Se acerca el final con la última canción en la que oiremos cantar a Calamaro, “Que te vaya bonito”, un poderoso clásico del mexicano José Alfredo Jiménez, una ranchera que despacha buenos deseos, despechos y chulería a partes iguales. “Que te den lo que no pude darte, aunque yo te haya dado de todo”. Calamaro, con un sobrio acompañamiento de piano, interpreta con un compromiso incontestable este himno, haciéndolo suyo, envolviéndolo con una sutil fortaleza. Una hermosa versión, al más puro estilo Romaphonic Sessions, su anterior disco, solo a piano y voz.

El siguiente y último track del álbum (sólo aparentemente) es una inspirada jam session instrumental de categoría, grabada en vivo durante la gira Bohemio en su paso por Perú. “Trujillo Libre”, free jazz eléctrico, una deliciosa pieza de coleccionista de más de diez minutos.
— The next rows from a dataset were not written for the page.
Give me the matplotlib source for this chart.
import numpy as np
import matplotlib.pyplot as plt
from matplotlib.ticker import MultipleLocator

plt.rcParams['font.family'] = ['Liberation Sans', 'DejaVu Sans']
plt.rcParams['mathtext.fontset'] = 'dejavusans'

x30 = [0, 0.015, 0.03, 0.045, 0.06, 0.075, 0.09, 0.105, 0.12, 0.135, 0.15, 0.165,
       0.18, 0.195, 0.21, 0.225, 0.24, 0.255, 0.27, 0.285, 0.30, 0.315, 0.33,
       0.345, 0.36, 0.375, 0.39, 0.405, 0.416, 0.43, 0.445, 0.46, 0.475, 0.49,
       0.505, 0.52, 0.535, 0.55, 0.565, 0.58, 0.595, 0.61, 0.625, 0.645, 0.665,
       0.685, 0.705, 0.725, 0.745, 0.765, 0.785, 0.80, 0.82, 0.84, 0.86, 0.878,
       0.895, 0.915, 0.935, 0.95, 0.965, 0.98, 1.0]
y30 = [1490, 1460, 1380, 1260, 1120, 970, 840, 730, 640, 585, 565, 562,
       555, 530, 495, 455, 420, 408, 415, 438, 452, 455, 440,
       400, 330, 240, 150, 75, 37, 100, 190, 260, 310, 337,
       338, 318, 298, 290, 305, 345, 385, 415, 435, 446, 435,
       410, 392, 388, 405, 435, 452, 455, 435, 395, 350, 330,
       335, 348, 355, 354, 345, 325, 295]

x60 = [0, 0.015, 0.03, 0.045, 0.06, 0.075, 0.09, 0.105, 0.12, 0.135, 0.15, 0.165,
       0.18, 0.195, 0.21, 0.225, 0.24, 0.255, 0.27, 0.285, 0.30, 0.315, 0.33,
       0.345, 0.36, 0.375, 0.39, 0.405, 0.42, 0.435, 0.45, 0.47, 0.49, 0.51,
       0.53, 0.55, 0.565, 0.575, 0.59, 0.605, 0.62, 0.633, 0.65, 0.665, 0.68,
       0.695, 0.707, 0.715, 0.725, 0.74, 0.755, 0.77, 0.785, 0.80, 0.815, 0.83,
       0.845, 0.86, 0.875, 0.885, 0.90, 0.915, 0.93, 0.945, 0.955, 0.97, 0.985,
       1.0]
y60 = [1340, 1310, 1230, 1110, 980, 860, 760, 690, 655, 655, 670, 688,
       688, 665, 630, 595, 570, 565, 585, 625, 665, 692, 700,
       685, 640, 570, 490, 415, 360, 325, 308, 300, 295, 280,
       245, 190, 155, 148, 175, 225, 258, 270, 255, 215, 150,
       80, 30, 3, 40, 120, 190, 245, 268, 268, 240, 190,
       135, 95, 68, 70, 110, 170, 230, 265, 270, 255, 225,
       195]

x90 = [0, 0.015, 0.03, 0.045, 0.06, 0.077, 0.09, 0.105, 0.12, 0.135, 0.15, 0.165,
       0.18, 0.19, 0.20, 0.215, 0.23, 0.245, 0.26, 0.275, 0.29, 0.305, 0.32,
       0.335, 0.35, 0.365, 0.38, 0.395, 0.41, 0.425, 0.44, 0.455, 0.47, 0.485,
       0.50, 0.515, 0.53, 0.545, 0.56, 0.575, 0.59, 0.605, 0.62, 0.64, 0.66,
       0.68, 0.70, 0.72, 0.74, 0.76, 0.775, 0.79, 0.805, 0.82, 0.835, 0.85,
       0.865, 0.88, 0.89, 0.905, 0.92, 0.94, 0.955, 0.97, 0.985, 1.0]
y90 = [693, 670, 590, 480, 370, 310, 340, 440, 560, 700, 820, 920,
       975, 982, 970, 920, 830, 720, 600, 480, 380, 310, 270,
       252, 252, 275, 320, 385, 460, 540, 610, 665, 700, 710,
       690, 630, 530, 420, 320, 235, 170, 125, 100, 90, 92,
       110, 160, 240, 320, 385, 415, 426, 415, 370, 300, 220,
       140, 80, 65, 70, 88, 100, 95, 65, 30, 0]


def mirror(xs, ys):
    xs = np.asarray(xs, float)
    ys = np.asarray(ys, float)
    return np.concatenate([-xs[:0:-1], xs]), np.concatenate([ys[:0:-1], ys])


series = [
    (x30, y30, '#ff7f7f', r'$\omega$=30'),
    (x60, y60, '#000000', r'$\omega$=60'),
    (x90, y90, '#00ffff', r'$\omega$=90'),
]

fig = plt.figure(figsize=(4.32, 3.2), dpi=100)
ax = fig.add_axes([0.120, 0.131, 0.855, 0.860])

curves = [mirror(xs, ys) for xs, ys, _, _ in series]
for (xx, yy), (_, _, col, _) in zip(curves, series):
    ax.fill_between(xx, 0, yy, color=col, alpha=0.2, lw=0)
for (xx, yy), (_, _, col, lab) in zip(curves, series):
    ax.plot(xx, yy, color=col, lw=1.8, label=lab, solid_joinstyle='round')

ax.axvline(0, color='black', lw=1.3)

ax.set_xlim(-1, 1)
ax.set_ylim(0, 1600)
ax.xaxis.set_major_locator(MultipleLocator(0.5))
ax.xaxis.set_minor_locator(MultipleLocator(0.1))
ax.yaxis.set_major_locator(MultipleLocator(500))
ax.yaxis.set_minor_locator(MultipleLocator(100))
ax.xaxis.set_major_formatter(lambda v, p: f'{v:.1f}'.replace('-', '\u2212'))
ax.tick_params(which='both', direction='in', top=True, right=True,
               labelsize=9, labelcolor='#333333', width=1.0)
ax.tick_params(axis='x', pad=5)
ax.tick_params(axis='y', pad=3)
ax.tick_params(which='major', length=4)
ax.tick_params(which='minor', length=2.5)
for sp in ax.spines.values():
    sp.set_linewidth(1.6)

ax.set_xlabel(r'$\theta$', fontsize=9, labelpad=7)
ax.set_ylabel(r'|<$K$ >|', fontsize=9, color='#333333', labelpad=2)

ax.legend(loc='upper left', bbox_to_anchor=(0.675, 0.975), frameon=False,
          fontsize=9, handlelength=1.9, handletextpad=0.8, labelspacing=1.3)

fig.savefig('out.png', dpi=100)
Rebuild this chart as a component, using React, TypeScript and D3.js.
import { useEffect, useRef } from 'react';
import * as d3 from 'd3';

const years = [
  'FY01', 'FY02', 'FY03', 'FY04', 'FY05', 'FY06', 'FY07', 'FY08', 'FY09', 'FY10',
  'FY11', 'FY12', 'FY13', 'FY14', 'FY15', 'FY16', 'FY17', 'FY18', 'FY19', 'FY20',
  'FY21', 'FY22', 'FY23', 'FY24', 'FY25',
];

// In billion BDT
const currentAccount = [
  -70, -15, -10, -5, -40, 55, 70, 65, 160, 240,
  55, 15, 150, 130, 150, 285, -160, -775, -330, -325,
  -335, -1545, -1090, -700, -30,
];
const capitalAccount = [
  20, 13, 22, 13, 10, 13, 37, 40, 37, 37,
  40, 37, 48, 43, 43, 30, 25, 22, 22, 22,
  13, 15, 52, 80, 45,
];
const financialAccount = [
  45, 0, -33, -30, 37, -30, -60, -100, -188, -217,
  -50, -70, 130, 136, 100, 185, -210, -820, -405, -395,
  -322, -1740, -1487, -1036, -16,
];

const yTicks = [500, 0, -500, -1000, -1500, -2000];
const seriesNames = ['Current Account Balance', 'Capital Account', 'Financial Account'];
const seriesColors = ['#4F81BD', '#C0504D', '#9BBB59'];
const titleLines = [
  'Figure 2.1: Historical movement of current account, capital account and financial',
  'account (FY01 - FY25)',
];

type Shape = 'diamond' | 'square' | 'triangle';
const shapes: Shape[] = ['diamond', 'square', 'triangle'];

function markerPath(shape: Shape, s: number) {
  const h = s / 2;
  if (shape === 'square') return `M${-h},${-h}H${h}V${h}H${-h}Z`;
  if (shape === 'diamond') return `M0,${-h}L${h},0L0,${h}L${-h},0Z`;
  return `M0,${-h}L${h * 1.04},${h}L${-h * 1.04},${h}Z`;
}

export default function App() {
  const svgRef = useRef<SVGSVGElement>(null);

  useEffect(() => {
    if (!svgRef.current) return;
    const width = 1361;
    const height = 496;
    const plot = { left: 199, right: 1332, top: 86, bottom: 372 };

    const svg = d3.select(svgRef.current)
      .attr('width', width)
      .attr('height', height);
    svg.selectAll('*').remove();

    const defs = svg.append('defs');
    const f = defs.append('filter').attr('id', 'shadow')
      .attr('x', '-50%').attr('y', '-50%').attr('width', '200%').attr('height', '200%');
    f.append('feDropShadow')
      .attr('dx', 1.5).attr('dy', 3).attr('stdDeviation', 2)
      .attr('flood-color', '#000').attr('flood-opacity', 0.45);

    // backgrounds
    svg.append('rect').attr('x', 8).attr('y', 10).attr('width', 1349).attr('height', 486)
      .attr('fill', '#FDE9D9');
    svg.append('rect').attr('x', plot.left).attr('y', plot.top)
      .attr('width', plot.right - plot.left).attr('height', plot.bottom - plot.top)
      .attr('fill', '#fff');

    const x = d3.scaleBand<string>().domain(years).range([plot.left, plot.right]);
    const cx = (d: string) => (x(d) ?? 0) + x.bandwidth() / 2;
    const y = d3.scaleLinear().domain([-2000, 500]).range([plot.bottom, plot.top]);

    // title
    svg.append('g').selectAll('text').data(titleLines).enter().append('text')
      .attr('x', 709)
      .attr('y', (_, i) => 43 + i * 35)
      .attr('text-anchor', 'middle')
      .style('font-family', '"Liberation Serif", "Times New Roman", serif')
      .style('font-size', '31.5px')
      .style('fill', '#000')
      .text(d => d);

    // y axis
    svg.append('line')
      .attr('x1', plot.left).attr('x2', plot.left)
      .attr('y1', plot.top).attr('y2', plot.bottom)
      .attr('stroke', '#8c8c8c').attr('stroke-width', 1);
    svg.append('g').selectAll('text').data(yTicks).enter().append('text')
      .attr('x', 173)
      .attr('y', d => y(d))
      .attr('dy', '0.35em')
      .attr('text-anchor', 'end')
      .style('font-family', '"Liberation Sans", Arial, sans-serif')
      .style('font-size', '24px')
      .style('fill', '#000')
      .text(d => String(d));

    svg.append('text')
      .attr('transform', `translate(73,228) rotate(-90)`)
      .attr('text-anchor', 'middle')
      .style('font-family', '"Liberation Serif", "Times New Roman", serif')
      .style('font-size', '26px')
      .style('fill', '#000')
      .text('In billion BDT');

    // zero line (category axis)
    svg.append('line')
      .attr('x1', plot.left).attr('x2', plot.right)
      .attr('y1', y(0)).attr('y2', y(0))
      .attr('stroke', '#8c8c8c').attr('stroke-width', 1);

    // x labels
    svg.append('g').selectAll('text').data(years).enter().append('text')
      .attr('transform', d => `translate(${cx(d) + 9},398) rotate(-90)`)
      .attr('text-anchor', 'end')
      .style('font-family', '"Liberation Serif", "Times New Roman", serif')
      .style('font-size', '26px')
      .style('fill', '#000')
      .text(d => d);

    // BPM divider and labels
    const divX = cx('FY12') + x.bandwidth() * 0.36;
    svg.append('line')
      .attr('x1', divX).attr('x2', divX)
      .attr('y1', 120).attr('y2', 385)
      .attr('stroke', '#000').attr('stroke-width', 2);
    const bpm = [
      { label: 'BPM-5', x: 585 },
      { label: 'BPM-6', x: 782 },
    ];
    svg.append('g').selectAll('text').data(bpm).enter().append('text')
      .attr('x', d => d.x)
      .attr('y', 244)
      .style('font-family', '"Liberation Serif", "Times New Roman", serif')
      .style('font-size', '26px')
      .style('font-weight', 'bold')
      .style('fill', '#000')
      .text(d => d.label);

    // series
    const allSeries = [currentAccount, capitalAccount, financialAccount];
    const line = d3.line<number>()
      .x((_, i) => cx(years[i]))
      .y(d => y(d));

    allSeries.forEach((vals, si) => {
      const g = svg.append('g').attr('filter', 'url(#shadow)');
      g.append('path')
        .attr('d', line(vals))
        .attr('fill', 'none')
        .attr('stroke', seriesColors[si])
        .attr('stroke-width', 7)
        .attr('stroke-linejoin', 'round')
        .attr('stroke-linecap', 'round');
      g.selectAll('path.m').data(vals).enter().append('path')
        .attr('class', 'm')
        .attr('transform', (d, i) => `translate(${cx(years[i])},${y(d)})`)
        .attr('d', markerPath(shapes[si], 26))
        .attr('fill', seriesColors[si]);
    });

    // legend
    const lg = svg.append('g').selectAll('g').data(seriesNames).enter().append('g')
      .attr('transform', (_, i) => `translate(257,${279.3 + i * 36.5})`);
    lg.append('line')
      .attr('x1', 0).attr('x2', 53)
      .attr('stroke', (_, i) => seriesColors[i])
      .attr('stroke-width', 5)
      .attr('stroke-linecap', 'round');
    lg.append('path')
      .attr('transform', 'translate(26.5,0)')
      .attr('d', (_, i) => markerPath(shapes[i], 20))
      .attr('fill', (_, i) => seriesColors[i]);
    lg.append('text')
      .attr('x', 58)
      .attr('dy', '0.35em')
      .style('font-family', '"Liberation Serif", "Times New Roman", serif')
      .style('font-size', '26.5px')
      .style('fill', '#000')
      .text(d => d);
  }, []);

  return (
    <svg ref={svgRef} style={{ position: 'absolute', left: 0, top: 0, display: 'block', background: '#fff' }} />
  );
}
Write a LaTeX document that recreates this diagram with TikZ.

Recuerda a la etapa eléctrica de fusión de Miles Davis o a la formación Return to Forever, con los teclados de Germán Wiedemer y el rumor étnico de la gaita hembra colombiana, tocada por el propio Calamaro; guitarras con guiños a Woodstock en manos de Julián Kanevsky y Baltasar Comotto, y puro groove en el bajo y la batería, a cargo de Mariano Domínguez y Sergio Verdinelli, respectivamente.

Hay luz al final del arcoíris jam, un tema fantasma o track oculto, tal vez una prueba para ver quién realmente escuchó las dieciocho canciones anteriores (escuchar un disco completo, un código roto en la sociedad futurista y retrógrada del Medievo tecnológico): “La burra”, un experimental corte trotón de funk jazz tumbero, con la voz del poeta de la zurda, Jorge Larrosa.

Al final… es eterno el debate sobre la delgadez del límite que separa la genialidad y la locura. Probablemente las dos cosas sean lo mismo. Quién es capaz de discernir la una de la otra. La única verdad es que es libre el creador e inabarcable la libertad de su creación, su más noble aspiración. Y encorsetar una obra a convencionalidades o continencias de cualquier tipo es dejar volar a un pájaro libremente…entre cuatro paredes. De aquí la loca genialidad de Volumen 11, donde no hay paredes y el silencio y la distorsión retumban hasta el cielo, con un loable Calamaro que sigue haciendo lo que le da la gana, siempre contra la corriente, como el salmón, con un disco atrevido, rico en contenido y verdaderamente rockero.